*The task*:
Restate the data exactly as given and keep the pictures out.
---+---
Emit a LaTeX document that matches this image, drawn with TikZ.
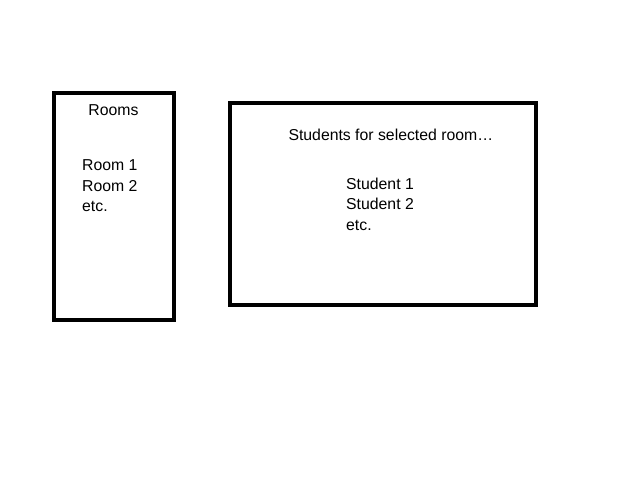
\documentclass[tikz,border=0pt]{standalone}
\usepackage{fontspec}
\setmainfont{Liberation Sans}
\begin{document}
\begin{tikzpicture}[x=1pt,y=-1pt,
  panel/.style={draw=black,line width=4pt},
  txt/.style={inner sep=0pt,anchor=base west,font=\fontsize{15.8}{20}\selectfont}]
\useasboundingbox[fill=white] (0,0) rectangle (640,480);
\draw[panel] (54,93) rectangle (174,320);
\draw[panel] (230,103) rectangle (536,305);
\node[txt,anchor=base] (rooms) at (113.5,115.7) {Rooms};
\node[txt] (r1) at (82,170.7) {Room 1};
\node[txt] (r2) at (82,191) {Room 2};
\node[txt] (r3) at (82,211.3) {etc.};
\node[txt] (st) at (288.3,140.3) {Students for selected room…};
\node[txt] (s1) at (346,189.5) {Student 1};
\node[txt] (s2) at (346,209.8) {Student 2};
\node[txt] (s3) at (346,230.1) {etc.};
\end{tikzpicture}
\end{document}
---+---
*The completed task*:
Emit a LaTeX document that matches this image, drawn with TikZ.
\documentclass[tikz,border=0pt]{standalone}
\usepackage{fontspec}
\setmainfont{Liberation Sans}
\begin{document}
\begin{tikzpicture}[x=1pt,y=-1pt,
  panel/.style={draw=black,line width=4pt},
  txt/.style={inner sep=0pt,anchor=base west,font=\fontsize{15.8}{20}\selectfont}]
\useasboundingbox[fill=white] (0,0) rectangle (640,480);
\draw[panel] (54,93) rectangle (174,320);
\draw[panel] (230,103) rectangle (536,305);
\node[txt,anchor=base] (rooms) at (113.5,115.7) {Rooms};
\node[txt] (r1) at (82,170.7) {Room 1};
\node[txt] (r2) at (82,191) {Room 2};
\node[txt] (r3) at (82,211.3) {etc.};
\node[txt] (st) at (288.3,140.3) {Students for selected room…};
\node[txt] (s1) at (346,189.5) {Student 1};
\node[txt] (s2) at (346,209.8) {Student 2};
\node[txt] (s3) at (346,230.1) {etc.};
\end{tikzpicture}
\end{document}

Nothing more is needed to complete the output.